→ Stated goal
Retype each line of the material exactly, please, skipping any picture in it.

→ Dataset section
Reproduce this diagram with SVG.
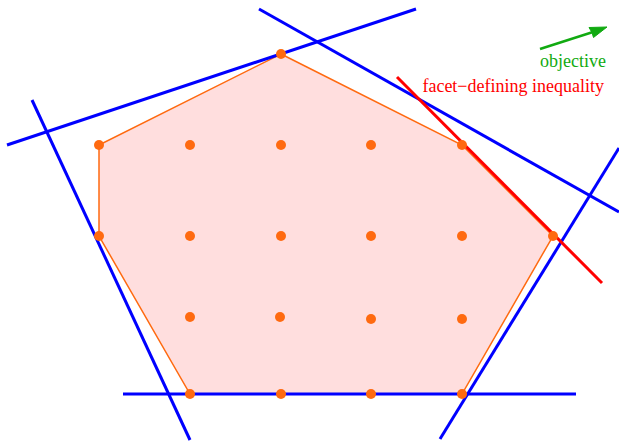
<svg xmlns="http://www.w3.org/2000/svg" width="619" height="442" viewBox="0 0 619 442">
<style>
.blue{stroke:#0000FF;stroke-width:3;fill:none}
.red{stroke:#FF0000;stroke-width:3;fill:none}
.pt{fill:#FF6A10}
.lbl{font-family:"Liberation Serif",serif;font-size:18px}
</style>
<rect width="619" height="442" fill="#FFFFFF"/>
<g id="polytope">
<polygon points="281,54 462,145 553,236 462,394 190,394 99,236 99,145" fill="#FFDEDE" stroke="#FF6A10" stroke-width="1.5"/>
</g>
<g id="connectors">
<line class="blue" x1="7" y1="145" x2="416" y2="9"/>
<line class="blue" x1="259" y1="9" x2="619" y2="212"/>
<line class="blue" x1="32" y1="100" x2="190" y2="440"/>
<line class="blue" x1="440" y1="439" x2="619" y2="148"/>
<line class="blue" x1="123" y1="394" x2="576" y2="394"/>
<line class="red" x1="397" y1="77" x2="602" y2="283"/>
<line x1="540" y1="49" x2="593" y2="32" stroke="#11AA11" stroke-width="2.5"/>
<path d="M607,27 L589,27.5 L592,32.5 L593.5,37.5 Z" fill="#11AA11" stroke="#11AA11" stroke-width="1" stroke-linejoin="round"/>
</g>
<g id="points">
<circle class="pt" cx="281" cy="54" r="5"/>
<circle class="pt" cx="99" cy="145" r="5"/>
<circle class="pt" cx="190" cy="145" r="5"/>
<circle class="pt" cx="281" cy="145" r="5"/>
<circle class="pt" cx="371" cy="145" r="5"/>
<circle class="pt" cx="462" cy="145" r="5"/>
<circle class="pt" cx="99" cy="236" r="5"/>
<circle class="pt" cx="190" cy="236" r="5"/>
<circle class="pt" cx="281" cy="236" r="5"/>
<circle class="pt" cx="371" cy="236" r="5"/>
<circle class="pt" cx="462" cy="236" r="5"/>
<circle class="pt" cx="553" cy="236" r="5"/>
<circle class="pt" cx="190" cy="317" r="5"/>
<circle class="pt" cx="280" cy="317" r="5"/>
<circle class="pt" cx="371" cy="319" r="5"/>
<circle class="pt" cx="462" cy="319" r="5"/>
<circle class="pt" cx="190" cy="394" r="5"/>
<circle class="pt" cx="281" cy="394" r="5"/>
<circle class="pt" cx="371" cy="394" r="5"/>
<circle class="pt" cx="462" cy="394" r="5"/>
</g>
<g id="labels">
<text class="lbl" x="606" y="67" text-anchor="end" fill="#11AA11">objective</text>
<text class="lbl" x="604" y="92" text-anchor="end" fill="#FF0000">facet−defining inequality</text>
</g>
</svg>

→ Complete output
Reproduce this diagram with SVG.
<svg xmlns="http://www.w3.org/2000/svg" width="619" height="442" viewBox="0 0 619 442">
<style>
.blue{stroke:#0000FF;stroke-width:3;fill:none}
.red{stroke:#FF0000;stroke-width:3;fill:none}
.pt{fill:#FF6A10}
.lbl{font-family:"Liberation Serif",serif;font-size:18px}
</style>
<rect width="619" height="442" fill="#FFFFFF"/>
<g id="polytope">
<polygon points="281,54 462,145 553,236 462,394 190,394 99,236 99,145" fill="#FFDEDE" stroke="#FF6A10" stroke-width="1.5"/>
</g>
<g id="connectors">
<line class="blue" x1="7" y1="145" x2="416" y2="9"/>
<line class="blue" x1="259" y1="9" x2="619" y2="212"/>
<line class="blue" x1="32" y1="100" x2="190" y2="440"/>
<line class="blue" x1="440" y1="439" x2="619" y2="148"/>
<line class="blue" x1="123" y1="394" x2="576" y2="394"/>
<line class="red" x1="397" y1="77" x2="602" y2="283"/>
<line x1="540" y1="49" x2="593" y2="32" stroke="#11AA11" stroke-width="2.5"/>
<path d="M607,27 L589,27.5 L592,32.5 L593.5,37.5 Z" fill="#11AA11" stroke="#11AA11" stroke-width="1" stroke-linejoin="round"/>
</g>
<g id="points">
<circle class="pt" cx="281" cy="54" r="5"/>
<circle class="pt" cx="99" cy="145" r="5"/>
<circle class="pt" cx="190" cy="145" r="5"/>
<circle class="pt" cx="281" cy="145" r="5"/>
<circle class="pt" cx="371" cy="145" r="5"/>
<circle class="pt" cx="462" cy="145" r="5"/>
<circle class="pt" cx="99" cy="236" r="5"/>
<circle class="pt" cx="190" cy="236" r="5"/>
<circle class="pt" cx="281" cy="236" r="5"/>
<circle class="pt" cx="371" cy="236" r="5"/>
<circle class="pt" cx="462" cy="236" r="5"/>
<circle class="pt" cx="553" cy="236" r="5"/>
<circle class="pt" cx="190" cy="317" r="5"/>
<circle class="pt" cx="280" cy="317" r="5"/>
<circle class="pt" cx="371" cy="319" r="5"/>
<circle class="pt" cx="462" cy="319" r="5"/>
<circle class="pt" cx="190" cy="394" r="5"/>
<circle class="pt" cx="281" cy="394" r="5"/>
<circle class="pt" cx="371" cy="394" r="5"/>
<circle class="pt" cx="462" cy="394" r="5"/>
</g>
<g id="labels">
<text class="lbl" x="606" y="67" text-anchor="end" fill="#11AA11">objective</text>
<text class="lbl" x="604" y="92" text-anchor="end" fill="#FF0000">facet−defining inequality</text>
</g>
</svg>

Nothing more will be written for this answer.